I read the replies and many of them say that the virtual particles are in fact no more than mathematical tools used to make calculations in quantum field theory but that they are not necessary to perform the calculations since there are other methods for making the calculations. Perhaps I have confused the virtual particles of mathematical calculations with the concept of field particles. When a gauge boson is within a field, is it appropriate to call it a field particle?

 

[tom.stoer]

In quantum field theory all "particles" ara quanta of the field.

 

[Bararontok]

Okay then, thank you for the clarification. It seems that there are only two distinctions for the boson; when the boson is within the force field, it is referred to as a field particle and when it travels freely in space outside the range of a force field, it is referred to as radiation.

 

[tom.stoer]

Okay then, thank you for the clarification. It seems that there are only two distinctions for the boson; when the boson is within the force field, it is referred to as a field particle and when it travels freely in space outside the range of a force field, it is referred to as radiation.

Unfortunately it seems that there is no such clarification.
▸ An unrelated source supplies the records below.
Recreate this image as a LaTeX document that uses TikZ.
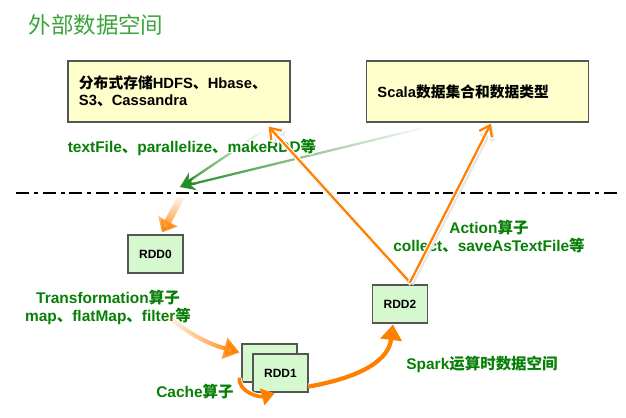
\documentclass[tikz,border=0pt]{standalone}
\usepackage{fontspec}
\setmainfont{Liberation Sans}
\newfontfamily\cjk{Noto Sans CJK SC}
\usepackage{contour}
\contourlength{1.3pt}
\contournumber{12}
\usetikzlibrary{arrows.meta,positioning,calc,fadings}
\newcommand{\zh}[1]{{\cjk #1}}
\newcommand{\halo}[1]{\contour{white}{#1}}
\definecolor{boxyellow}{RGB}{255,255,204}
\definecolor{rddgreen}{RGB}{214,248,206}
\definecolor{rim}{RGB}{85,85,85}
\definecolor{taggreen}{RGB}{8,128,8}
\definecolor{headgreen}{RGB}{60,165,60}
\definecolor{arrgreen}{RGB}{34,140,34}
\definecolor{sparkorange}{RGB}{255,128,0}
\tikzfading[name=tail right, left color=transparent!0, right color=transparent!100]
\tikzfading[name=tail left, left color=transparent!100, right color=transparent!0]
\tikzfading[name=tail up, top color=transparent!100, bottom color=transparent!0]
\tikzset{
  %Define style for outer boxes
  extbox/.style={
    rectangle,
    draw=rim, thick,
    fill=boxyellow,
    minimum width=5.55cm,
    minimum height=1.525cm,
    text width=5cm,
    align=left,
    font=\fontsize{10.5}{12}\selectfont\bfseries},
  %Define style for RDD boxes
  rdd/.style={
    rectangle,
    draw=rim, thick,
    fill=rddgreen,
    minimum width=1.375cm,
    minimum height=0.95cm,
    font=\fontsize{8.5}{10}\selectfont\bfseries},
  % Define label style
  tag/.style={
    text=taggreen,
    inner sep=0pt,
    align=center,
    font=\fontsize{11}{12.8}\selectfont\bfseries},
  % Define arrow styles
  act/.style={
    -{Straight Barb[length=7pt,width=10pt]},
    draw=sparkorange,
    line width=1.6pt,
    preaction={draw=black!10, line width=3.4pt, transform canvas={shift={(1pt,-1.2pt)}}},
    preaction={draw=white, line width=3.2pt}},
  fat/.style={
    -{Triangle[length=11pt,width=15pt]},
    draw=sparkorange,
    line width=3pt},
  grn/.style={
    -{Stealth[length=11pt,width=10pt]},
    draw=arrgreen,
    line width=1.6pt}
}
\begin{document}
\begin{tikzpicture}[x=0.025cm,y=0.025cm]
  \useasboundingbox (0,0) rectangle (626,-418);
  \node[text=headgreen, font=\fontsize{16}{18}\selectfont] (title) at (96,-26) {\halo{\zh{外部数据空间}}};
  % outer data
  \node[extbox] (hdfs) at (179,-91.5) {\zh{分布式存储}HDFS\zh{、}Hbase\zh{、}\\S3\zh{、}Cassandra};
  \node[extbox] (scala) at (477.5,-91.5) {Scala\zh{数据集合和数据类型}};
  % border between the two spaces
  \coordinate (sepl) at (16,-193);
  \coordinate (sepr) at (617,-193);
  \draw[line width=2.1pt, dash pattern=on 9.2pt off 3.5pt on 2.8pt off 3.5pt] (sepl) -- (sepr);
  % RDDs
  \node[rdd] (rdd0) at (155.5,-254) {RDD0};
  \node[rdd] (rdd1b) at (269.5,-363) {};
  \node[rdd] (rdd1) at ($(rdd1b)+(11,-10)$) {RDD1};
  \node[rdd] (rdd2) at (400,-304) {RDD2};
  % input
  \coordinate (g0) at (180,-187);
  \draw[grn, path fading=tail right] ($(hdfs.south east)+(-27,-8)$) -- (g0);
  \draw[grn, path fading=tail right] ($(scala.south west)+(63,-4)$) -- (g0);
  % labels
  \node[tag] (load) at (192,-148) {\halo{textFile\zh{、}parallelize\zh{、}makeRDD\zh{等}}};
  \node[tag] (trans) at (108,-308) {\halo{Transformation\zh{算子}}\\\halo{map\zh{、}flatMap\zh{、}filter\zh{等}}};
  \node[tag] (action) at (489,-237) {\halo{Action\zh{算子}}\\\halo{collect\zh{、}saveAsTextFile\zh{等}}};
  \node[tag] (cache) at (195,-392) {\halo{Cache\zh{算子}}};
  \node[tag] (spark) at (482,-365) {\halo{Spark\zh{运算时数据空间}}};
  % spark side
  \coordinate (sepin) at (181,-197);
  \draw[fat, line width=5pt, -{Triangle[length=9pt,width=15pt]}, path fading=tail up] (sepin) -- ($(rdd0.north)+(6.5,2)$);
  \draw[fat, path fading=tail left] ($(trans.east)+(-28,-5)$) to[bend right=12] ($(rdd1b.north west)+(-2,-9)$);
  \draw[fat, line width=2.6pt, -{Triangle[length=9pt,width=12pt]}, preaction={draw=white, line width=4pt}] ($(rdd1b.south west)+(-2,5)$) to[out=-95,in=195] ($(rdd1.south west)+(22,-1)$);
  \draw[fat, preaction={draw=white, line width=4.4pt}] ($(rdd1.south east)+(0,6)$) to[out=10,in=-97] ($(rdd2.south)+(-7,-1)$);
  \draw[act] ($(rdd2.north)+(10,2)$) -- ($(hdfs.south east)+(-22,-4)$);
  \draw[act] ($(rdd2.north)+(10,2)$) -- ($(scala.south west)+(125,-1)$);
\end{tikzpicture}
\end{document}
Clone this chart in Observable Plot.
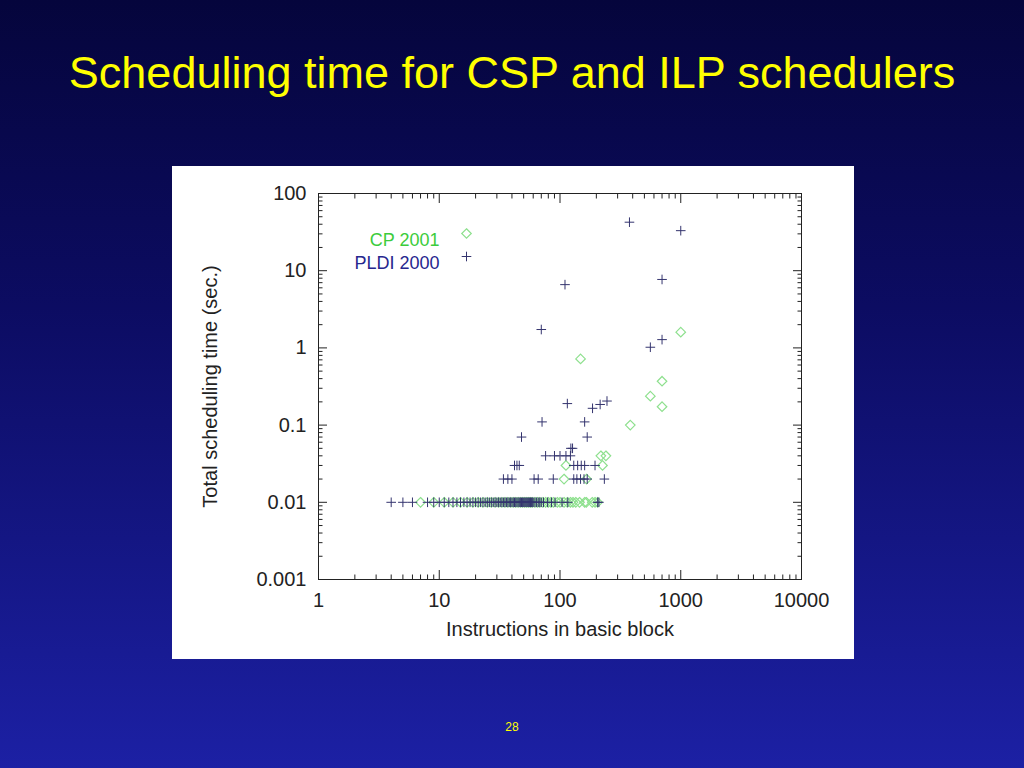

Your ideas are inspired by classical field theory, not by quantum field theory. The boson "is" somehow the force field. It is never outside the range of a force field; it is the quantum of the force field is is therefore never isolated from that field.

 

[Bararontok]

But what about when Fermions emit radiation? And I know that fields such as the electromagnetic field of a magnet have only a finite range so any particle that escapes the field no longer interacts with it. The same can be said when an object escapes the gravitational field of a planet, the object is no longer subject to the planet's gravity. And what about individual photons that are not part of a stream of radiation?

Of course I am not saying that the bosons are not the quanta of the fields, I am just saying that it is possible for a single boson to travel individually without being surrounded by other bosons.

 

[jtbell]

But what about when Fermions emit radiation?

Then we have real photons, not virtual ones.